■ Work instructions: Starting at the first line of the listing below, repeat each line exactly until the line containing "import * as", which you include. Leave out pictures.

[start Data supplied]

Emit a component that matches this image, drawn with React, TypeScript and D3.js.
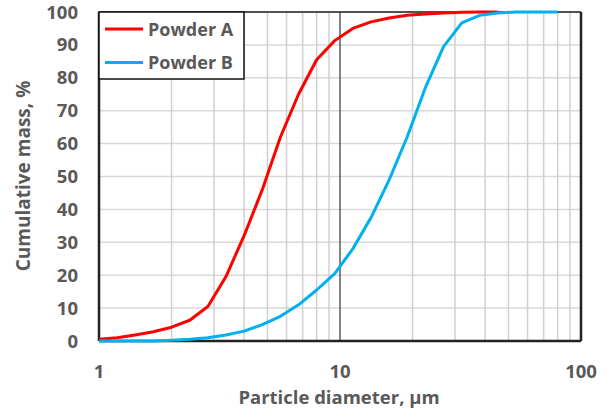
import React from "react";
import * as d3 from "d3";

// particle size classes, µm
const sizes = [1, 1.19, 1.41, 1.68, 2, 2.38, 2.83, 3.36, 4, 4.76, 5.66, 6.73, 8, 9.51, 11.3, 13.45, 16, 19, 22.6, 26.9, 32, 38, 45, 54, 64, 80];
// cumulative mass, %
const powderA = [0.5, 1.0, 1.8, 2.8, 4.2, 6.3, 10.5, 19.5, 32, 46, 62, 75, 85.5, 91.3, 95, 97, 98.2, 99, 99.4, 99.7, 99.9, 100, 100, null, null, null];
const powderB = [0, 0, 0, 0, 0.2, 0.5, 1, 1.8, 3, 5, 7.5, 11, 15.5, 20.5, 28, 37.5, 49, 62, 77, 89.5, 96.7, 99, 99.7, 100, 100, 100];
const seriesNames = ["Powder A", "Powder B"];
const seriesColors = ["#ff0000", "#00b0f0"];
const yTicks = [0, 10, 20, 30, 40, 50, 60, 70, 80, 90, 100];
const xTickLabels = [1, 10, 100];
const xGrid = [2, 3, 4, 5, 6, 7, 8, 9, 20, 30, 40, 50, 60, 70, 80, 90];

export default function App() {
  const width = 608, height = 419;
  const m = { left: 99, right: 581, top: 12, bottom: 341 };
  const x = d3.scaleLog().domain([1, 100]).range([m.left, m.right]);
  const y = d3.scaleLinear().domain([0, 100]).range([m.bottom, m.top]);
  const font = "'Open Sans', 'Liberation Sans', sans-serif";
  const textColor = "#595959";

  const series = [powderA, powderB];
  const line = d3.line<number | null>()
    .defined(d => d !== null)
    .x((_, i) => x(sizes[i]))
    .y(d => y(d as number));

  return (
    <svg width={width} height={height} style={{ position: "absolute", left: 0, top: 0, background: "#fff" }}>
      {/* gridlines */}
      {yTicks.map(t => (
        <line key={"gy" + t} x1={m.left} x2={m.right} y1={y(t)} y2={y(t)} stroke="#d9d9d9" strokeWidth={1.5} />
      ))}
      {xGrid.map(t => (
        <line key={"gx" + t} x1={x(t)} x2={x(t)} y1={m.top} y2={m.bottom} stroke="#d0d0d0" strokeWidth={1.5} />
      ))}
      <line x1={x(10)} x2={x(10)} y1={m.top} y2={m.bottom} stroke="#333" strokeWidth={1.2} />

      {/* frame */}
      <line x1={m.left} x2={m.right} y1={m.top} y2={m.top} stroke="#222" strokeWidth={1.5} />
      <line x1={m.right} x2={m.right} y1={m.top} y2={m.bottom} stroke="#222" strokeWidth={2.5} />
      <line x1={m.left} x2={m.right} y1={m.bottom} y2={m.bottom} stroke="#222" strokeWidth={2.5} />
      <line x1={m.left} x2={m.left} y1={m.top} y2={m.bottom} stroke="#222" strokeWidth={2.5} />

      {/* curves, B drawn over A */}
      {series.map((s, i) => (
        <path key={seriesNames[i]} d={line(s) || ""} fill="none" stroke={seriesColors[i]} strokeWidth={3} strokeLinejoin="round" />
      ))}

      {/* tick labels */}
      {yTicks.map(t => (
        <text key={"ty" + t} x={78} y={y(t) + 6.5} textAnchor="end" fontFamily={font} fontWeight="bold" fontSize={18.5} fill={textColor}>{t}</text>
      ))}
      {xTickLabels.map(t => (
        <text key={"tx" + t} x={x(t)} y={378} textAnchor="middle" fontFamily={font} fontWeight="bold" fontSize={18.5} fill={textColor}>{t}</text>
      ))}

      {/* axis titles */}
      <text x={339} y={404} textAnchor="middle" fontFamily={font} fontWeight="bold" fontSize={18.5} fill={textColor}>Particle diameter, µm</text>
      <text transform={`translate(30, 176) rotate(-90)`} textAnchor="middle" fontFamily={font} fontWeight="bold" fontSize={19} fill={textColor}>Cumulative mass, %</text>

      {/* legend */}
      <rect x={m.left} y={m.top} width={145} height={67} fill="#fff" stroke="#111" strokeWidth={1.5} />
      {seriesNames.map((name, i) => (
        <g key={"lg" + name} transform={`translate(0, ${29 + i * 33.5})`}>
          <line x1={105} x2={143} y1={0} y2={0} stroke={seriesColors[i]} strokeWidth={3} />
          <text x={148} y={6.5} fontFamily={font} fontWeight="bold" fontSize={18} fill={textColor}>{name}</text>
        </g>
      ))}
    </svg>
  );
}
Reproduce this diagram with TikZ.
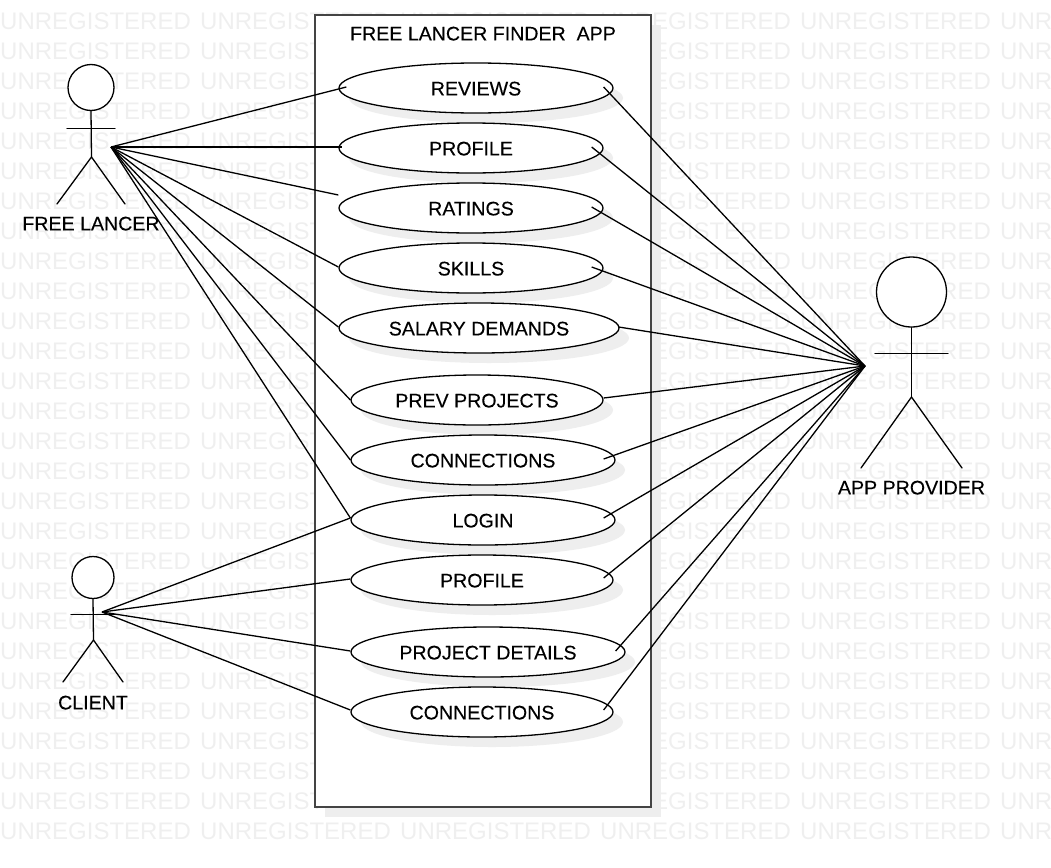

[end Data supplied]

■ Complete answer:
Emit a component that matches this image, drawn with React, TypeScript and D3.js.
import React from "react";
import * as d3 from "d3";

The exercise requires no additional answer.